(Entries with chart source code)
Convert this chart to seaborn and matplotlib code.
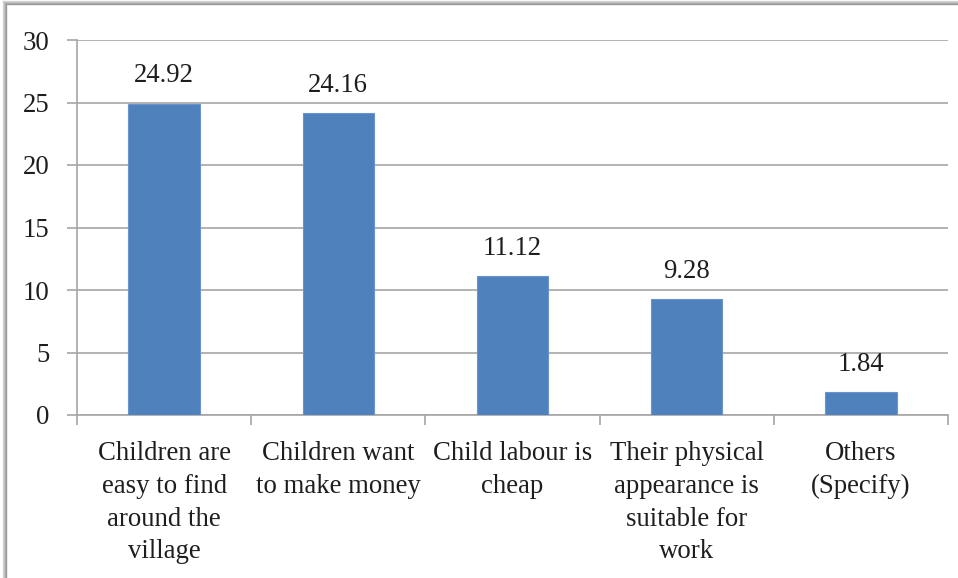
import matplotlib
matplotlib.use("Agg")
import matplotlib.pyplot as plt
import seaborn as sns
import pandas as pd
from matplotlib.lines import Line2D

categories = [
    "Children are\neasy to find\naround the\nvillage",
    "Children want\nto make money",
    "Child labour is\ncheap",
    "Their physical\nappearance is\nsuitable for\nwork",
    "Others\n(Specify)",
]
values = [24.92, 24.16, 11.12, 9.28, 1.84]
value_labels = ["24.92", "24.16", "11.12", "9.28", "1.84"]
y_ticks = [0, 5, 10, 15, 20, 25, 30]

SERIF = "Liberation Serif"
plt.rcParams["font.family"] = "serif"
plt.rcParams["font.serif"] = [SERIF, "DejaVu Serif"]

FS = 19.3
TXT = "#1E1E1E"
W, H = 958, 578
fig = plt.figure(figsize=(W / 100, H / 100), dpi=100)
ax = fig.add_axes([77 / W, 1 - 415 / H, (948 - 77) / W, (415 - 40) / H])

df = pd.DataFrame({"cat": categories, "val": values})
sns.barplot(data=df, x="cat", y="val", color="#4F81BD", saturation=1,
            width=0.41, ax=ax, edgecolor="#6A95CC", linewidth=0.8, zorder=3)

ax.set_xlim(-0.5, len(categories) - 0.5)
ax.set_ylim(0, 30)
ax.set_yticks(y_ticks)
ax.set_yticklabels([str(t) for t in y_ticks], fontsize=FS, color=TXT,
                   family=SERIF)
ax.set_xlabel("")
ax.set_ylabel("")
ax.yaxis.grid(True, color="#A6A6A6", linewidth=1.2, zorder=0)
ax.set_axisbelow(True)

for s in ["top", "right"]:
    ax.spines[s].set_visible(False)
ax.spines["left"].set_color("#A6A6A6")
ax.spines["left"].set_linewidth(1.2)
ax.spines["bottom"].set_color("#A6A6A6")
ax.spines["bottom"].set_linewidth(1.2)

ax.tick_params(axis="y", which="major", length=7, width=1.2, color="#A6A6A6",
               pad=13, left=True)
ax.tick_params(axis="x", which="major", length=0, pad=19)
ax.set_xticks(range(len(categories)))
ax.set_xticklabels(categories, fontsize=FS, color=TXT, linespacing=1.4,
                   va="top", family=SERIF)
ax.set_xticks([i - 0.5 for i in range(len(categories) + 1)], minor=True)
ax.tick_params(axis="x", which="minor", length=7, width=1.2, color="#A6A6A6",
               bottom=True, direction="out")

for i, (v, lab) in enumerate(zip(values, value_labels)):
    ax.annotate(lab, xy=(i, v), xytext=(0, 20), textcoords="offset points",
                ha="center", va="center", fontsize=FS, color=TXT,
                family=SERIF)

# outer frame with shadow
for k, c in enumerate(["#D8D8D8", "#C4C4C4", "#B0B0B0", "#9A9A9A"]):
    off = 4 - k
    fig.add_artist(Line2D([(7 - off) / W, (7 - off) / W], [0, 1 - (5 - off) / H],
                          transform=fig.transFigure, color=c, linewidth=1))
    fig.add_artist(Line2D([(7 - off) / W, 1], [1 - (5 - off) / H, 1 - (5 - off) / H],
                          transform=fig.transFigure, color=c, linewidth=1))

fig.savefig("out.png", dpi=100, facecolor="white")
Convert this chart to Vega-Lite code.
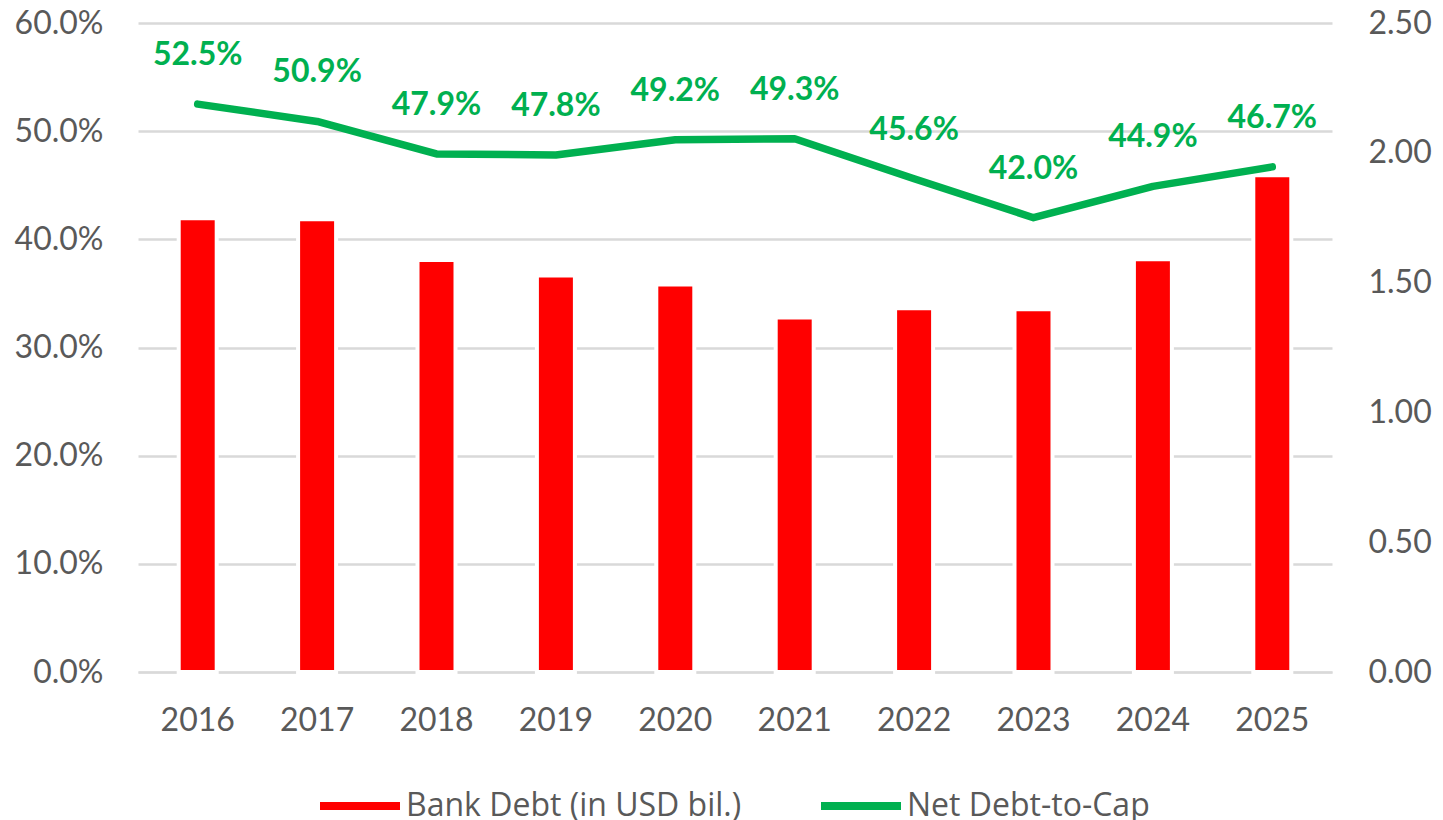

AIM: Restate the data word for word from its first line through the line with "from matplotlib.lines import Line2D", leaving out any picture along the way.

SOLUTION:
Convert this chart to seaborn and matplotlib code.
import matplotlib
matplotlib.use("Agg")
import matplotlib.pyplot as plt
import seaborn as sns
import pandas as pd
from matplotlib.lines import Line2D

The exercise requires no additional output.